(Entries with chart source code)
>> BEGIN

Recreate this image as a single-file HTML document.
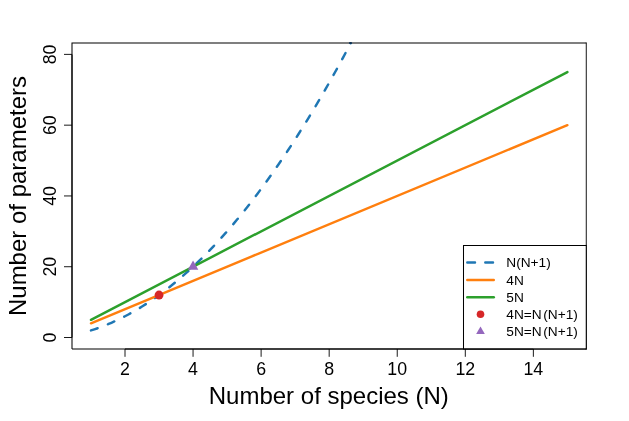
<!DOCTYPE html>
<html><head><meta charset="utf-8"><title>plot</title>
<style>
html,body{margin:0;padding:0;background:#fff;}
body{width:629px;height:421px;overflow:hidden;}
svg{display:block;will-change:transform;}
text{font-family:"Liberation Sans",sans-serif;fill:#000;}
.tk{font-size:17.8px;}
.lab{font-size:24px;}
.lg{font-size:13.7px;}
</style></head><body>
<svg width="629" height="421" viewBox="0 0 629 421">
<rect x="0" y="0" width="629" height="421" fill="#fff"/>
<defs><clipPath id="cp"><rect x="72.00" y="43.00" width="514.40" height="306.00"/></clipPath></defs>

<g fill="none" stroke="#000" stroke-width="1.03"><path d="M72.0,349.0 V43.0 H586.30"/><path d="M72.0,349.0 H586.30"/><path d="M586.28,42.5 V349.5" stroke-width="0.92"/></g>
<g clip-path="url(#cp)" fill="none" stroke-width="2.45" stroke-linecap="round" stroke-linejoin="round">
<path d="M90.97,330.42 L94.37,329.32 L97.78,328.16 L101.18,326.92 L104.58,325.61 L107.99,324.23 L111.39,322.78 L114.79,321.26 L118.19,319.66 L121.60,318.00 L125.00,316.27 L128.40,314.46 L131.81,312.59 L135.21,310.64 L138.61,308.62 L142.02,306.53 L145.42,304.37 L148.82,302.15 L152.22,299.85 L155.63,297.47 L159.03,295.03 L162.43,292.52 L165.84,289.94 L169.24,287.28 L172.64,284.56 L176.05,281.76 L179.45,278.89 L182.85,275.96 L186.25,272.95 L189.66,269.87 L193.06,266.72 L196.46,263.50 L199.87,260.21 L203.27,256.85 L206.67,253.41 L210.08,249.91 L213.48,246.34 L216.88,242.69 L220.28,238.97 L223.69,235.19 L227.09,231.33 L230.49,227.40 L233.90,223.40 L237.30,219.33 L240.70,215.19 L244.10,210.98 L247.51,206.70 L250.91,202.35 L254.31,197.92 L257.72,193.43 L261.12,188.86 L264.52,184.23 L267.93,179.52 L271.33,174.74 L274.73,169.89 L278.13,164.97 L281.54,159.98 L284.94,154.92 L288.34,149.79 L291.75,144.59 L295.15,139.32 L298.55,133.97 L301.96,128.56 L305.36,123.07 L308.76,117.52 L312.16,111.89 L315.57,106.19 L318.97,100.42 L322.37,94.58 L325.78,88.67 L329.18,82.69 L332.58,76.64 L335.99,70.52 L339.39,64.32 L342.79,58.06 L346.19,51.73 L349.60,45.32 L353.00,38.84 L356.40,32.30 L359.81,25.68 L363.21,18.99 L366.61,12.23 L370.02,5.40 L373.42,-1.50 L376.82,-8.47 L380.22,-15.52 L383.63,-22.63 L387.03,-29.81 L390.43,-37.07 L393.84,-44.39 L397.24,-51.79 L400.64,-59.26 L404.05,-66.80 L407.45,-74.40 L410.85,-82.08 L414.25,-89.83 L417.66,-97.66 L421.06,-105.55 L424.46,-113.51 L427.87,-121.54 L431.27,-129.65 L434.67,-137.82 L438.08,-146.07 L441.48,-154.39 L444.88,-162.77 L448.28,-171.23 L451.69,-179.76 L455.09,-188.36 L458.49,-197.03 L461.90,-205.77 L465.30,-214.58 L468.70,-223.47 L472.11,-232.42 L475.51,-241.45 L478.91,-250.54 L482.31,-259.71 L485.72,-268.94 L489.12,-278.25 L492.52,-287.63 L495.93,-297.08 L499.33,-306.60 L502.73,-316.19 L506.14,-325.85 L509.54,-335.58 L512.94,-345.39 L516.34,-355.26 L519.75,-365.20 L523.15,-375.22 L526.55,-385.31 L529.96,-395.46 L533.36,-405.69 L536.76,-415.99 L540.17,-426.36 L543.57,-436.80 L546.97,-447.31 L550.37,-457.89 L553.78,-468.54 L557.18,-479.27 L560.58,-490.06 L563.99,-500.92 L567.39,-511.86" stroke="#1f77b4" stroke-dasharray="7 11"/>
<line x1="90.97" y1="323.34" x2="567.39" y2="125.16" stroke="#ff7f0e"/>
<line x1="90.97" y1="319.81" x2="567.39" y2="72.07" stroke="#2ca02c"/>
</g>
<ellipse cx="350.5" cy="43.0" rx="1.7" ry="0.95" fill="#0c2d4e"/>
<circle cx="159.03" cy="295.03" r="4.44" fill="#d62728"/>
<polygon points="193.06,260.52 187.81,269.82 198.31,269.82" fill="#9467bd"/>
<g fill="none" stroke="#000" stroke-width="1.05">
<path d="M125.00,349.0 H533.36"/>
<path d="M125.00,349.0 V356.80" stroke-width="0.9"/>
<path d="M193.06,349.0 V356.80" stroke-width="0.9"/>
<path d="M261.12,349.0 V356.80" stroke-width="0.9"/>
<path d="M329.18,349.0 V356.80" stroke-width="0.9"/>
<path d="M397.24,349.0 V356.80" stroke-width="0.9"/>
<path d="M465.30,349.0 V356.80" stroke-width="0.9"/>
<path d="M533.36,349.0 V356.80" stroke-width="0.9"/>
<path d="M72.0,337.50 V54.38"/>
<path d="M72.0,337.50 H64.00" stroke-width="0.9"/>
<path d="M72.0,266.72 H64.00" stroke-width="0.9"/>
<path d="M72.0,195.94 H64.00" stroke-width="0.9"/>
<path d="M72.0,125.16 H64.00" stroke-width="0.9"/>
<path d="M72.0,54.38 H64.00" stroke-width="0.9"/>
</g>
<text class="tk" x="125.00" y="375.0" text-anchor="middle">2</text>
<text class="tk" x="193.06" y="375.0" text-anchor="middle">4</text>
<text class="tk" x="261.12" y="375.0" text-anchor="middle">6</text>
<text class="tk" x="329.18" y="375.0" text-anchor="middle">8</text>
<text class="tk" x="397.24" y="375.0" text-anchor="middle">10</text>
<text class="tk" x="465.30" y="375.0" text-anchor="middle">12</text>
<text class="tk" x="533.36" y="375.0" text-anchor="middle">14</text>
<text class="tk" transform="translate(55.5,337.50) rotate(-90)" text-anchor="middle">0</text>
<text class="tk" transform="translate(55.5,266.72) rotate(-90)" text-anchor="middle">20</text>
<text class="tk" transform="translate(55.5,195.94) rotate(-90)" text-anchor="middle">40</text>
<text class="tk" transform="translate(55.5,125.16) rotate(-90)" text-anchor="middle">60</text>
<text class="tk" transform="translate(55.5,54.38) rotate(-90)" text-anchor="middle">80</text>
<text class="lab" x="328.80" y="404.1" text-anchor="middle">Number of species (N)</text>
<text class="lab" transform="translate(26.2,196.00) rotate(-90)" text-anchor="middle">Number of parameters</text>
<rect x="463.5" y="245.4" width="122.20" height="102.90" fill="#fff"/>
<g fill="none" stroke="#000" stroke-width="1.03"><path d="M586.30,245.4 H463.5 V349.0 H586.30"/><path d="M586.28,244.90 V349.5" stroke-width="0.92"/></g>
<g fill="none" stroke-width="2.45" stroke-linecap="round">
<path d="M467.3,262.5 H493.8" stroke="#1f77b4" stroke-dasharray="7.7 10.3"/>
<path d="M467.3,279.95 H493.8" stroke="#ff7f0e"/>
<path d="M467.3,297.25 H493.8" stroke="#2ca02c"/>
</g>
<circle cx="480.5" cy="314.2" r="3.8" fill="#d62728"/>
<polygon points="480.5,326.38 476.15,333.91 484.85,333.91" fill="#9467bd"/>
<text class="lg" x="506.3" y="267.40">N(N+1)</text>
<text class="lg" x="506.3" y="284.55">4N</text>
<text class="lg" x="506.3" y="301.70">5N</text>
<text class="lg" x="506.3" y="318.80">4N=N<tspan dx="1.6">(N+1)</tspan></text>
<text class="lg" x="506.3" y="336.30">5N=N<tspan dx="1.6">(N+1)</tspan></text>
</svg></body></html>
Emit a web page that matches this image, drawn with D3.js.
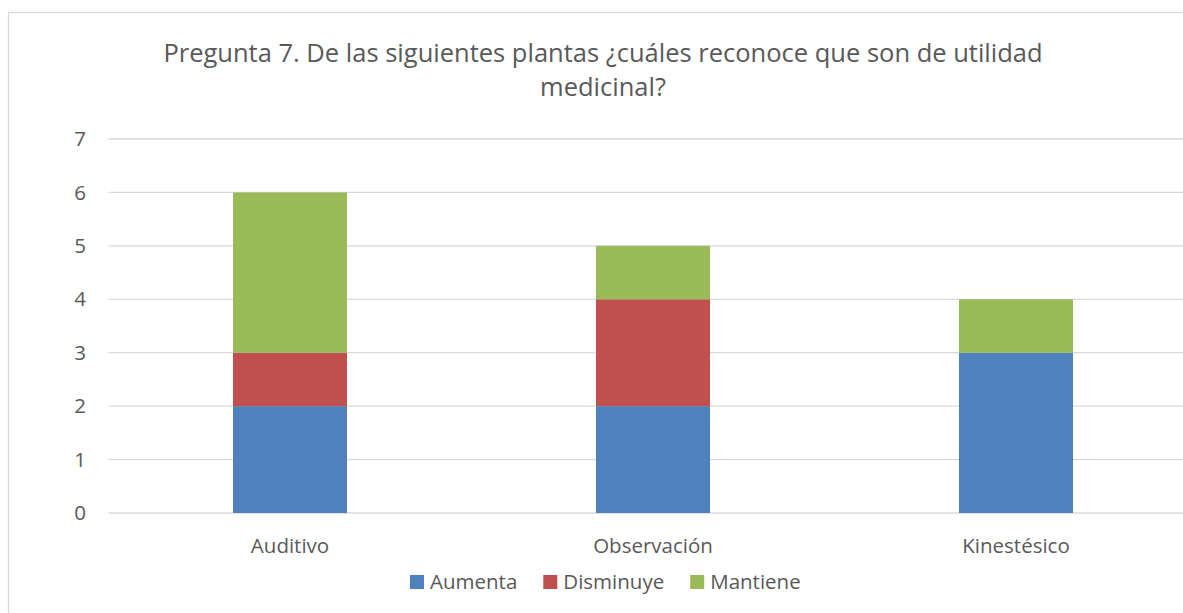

>> END

*GIVEN INSTRUCTION:*
Where a line in the material above holds "image", copy that line.

*ANSWER FOR THE TASK:*
Recreate this image as a single-file HTML document.
Emit a web page that matches this image, drawn with D3.js.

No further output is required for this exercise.